In 1939 it was bought along with the rest of the UK Paramounts by Odeon, but continued to be advertised as the Paramount Theatre for some time after this before it was eventually renamed the Odeon.
By the 1960s, the decoration in the auditorium had been simplified, with much of the plasterwork on the balcony front and ceiling removed and the side walls repainted. The foyer also seems to have had several different decorative schemes over the years.
1963 saw the building play host to a sell-out Beatles concert.
In 1969, the building closed for a thorough conversion to one of then owner, Rank's, first 3 screen operations reopening as the Odeon Film Centre. This involved the gutting and removal of almost all of the original decoration, leaving only fragments behind in out of the way corners.
The balcony was extended forwards on new steelwork to create a large 1,100 seat Screen 1. Screen 2 occupied effectively the original stalls area, and a third screen was created in the stage and flyspace, which featured both a small balcony and its own separate entrance. At the same time, the stunning deco façade was covered in a giant readograph and metal sheeting covering the entire front of the building.
In 1988, Screen 2 was itself tripled, and a new corridor was created down the side of the building giving access to the screens in the original stage area from the main foyer for the first time. The 1970s screen 3 was also split in two, with its balcony forming one screen, and a new projection box created at the rear of its stalls bringing the total screens to six.
In 1999, with the threat of the new Virgin/UGC (now Cineworld) eighteen screen megaplex opening up the road, Odeon embarked on what was to prove a final refurbishment, inserting three more screens in the rear half of the 1970s screen 1. This brought the total screens to 9, but thankfully also saw the removal of the 1970s readograph and corrugated iron and the exterior restored to something approaching its former glory.
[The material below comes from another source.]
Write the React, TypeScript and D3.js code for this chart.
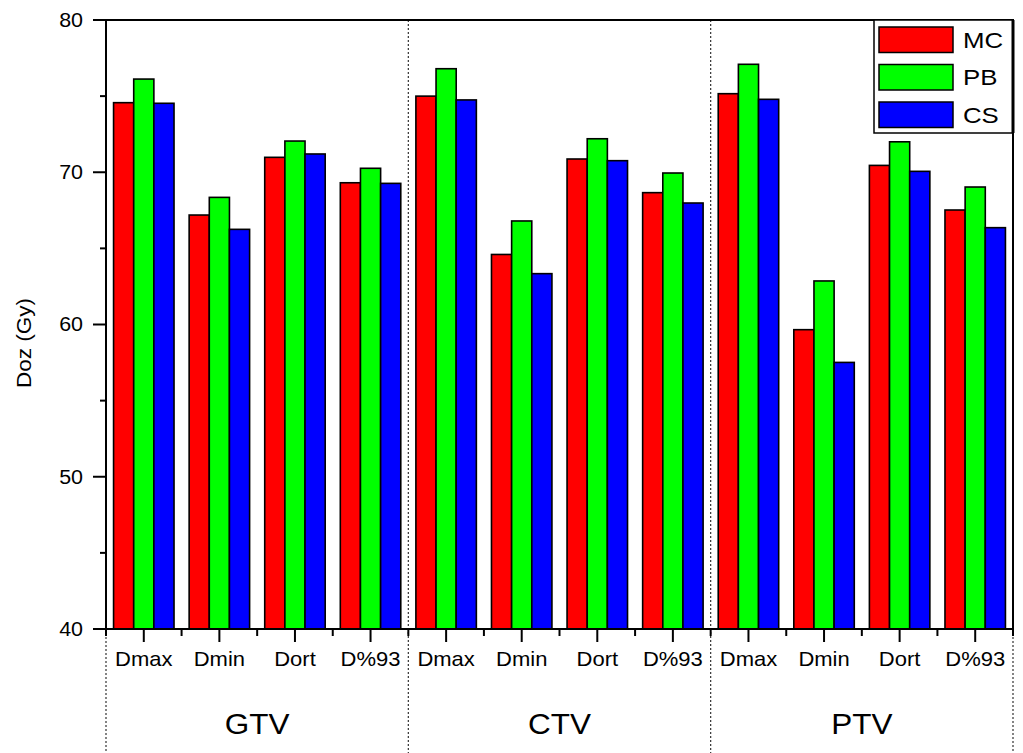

The new blue neon scheme, while less complex than the original, was still quite stunning at night and an excellent advert for the building.
Despite strong competition, both from Odeon's own twelve screen at the Glasgow Quay and the UGC in Renfrew Street, the Renfield Street remained both profitable and popular to the end.
This came eventually when Odeon sold the building “ and its Edinburgh equivalent “ to a development company who leased it back, allowing the cinema to continue while they finalised their plans for the site.
Shortly after the sale of the cinema in 2003, it emerged that the Glasgow site was protected only by virtue of the City Centre Conservation Area. Historic Scotland swiftly moved to B-list the building on the merits of its landmark corner façade - despite there being almost no original historic fabric left inside.
The first redevelopment plans for this cinema thus entailed only the removal of the interior elements, with retail and leisure units being slotted into the existing structure, and a glass rooftop extension perched above. Later, these were revised to remove the rooftop extension, but neither plan saw the light of day.
In 2007, a much more radical scheme came before Glasgow City Council which entailed the complete removal of the auditorium block to be replaced with a ten-storey glass tower. The lower floors of this speculative office development would echo the outline of the former auditorium block, whilst the 1934 corner façade would be restored and used for leisure or retail. After discussion with the planning department, a storey was removed from the tower element.
These plans were passed by Glasgow City Council in November 2007 after the developers compromised by agreeing to reduce the height of the office block by a couple of stories. While little of the original fabric remained inside, it was unfortunate that the scale of the new-build tower element would completely overwhelm the retained historic façade of the Paramount. However, it was announced at the start of 2009 that these plans have also been shelved due to problems securing finance.
Meanwhile, the building sits empty and forlorn.
A last look round the building in January 2006, shortly after closure saw the Grand Old Lady of Glasgow Cinema in a very sorry state: Screens had been simply slashed to get access to speakers behind them, seats were piled up ready to be taken away, and the halls felt empty, echoey and dark.
This last visit also gave an opportunity to explore behind the scenes and see some of the hidden corners where original features still survive intact “ some decorative flourishes on the tops of pillars hidden above suspended ceilings, much of the roof and swirling plasterwork of the tea-room behind the tall corner windows, and some of the original dressing rooms abandoned for decades.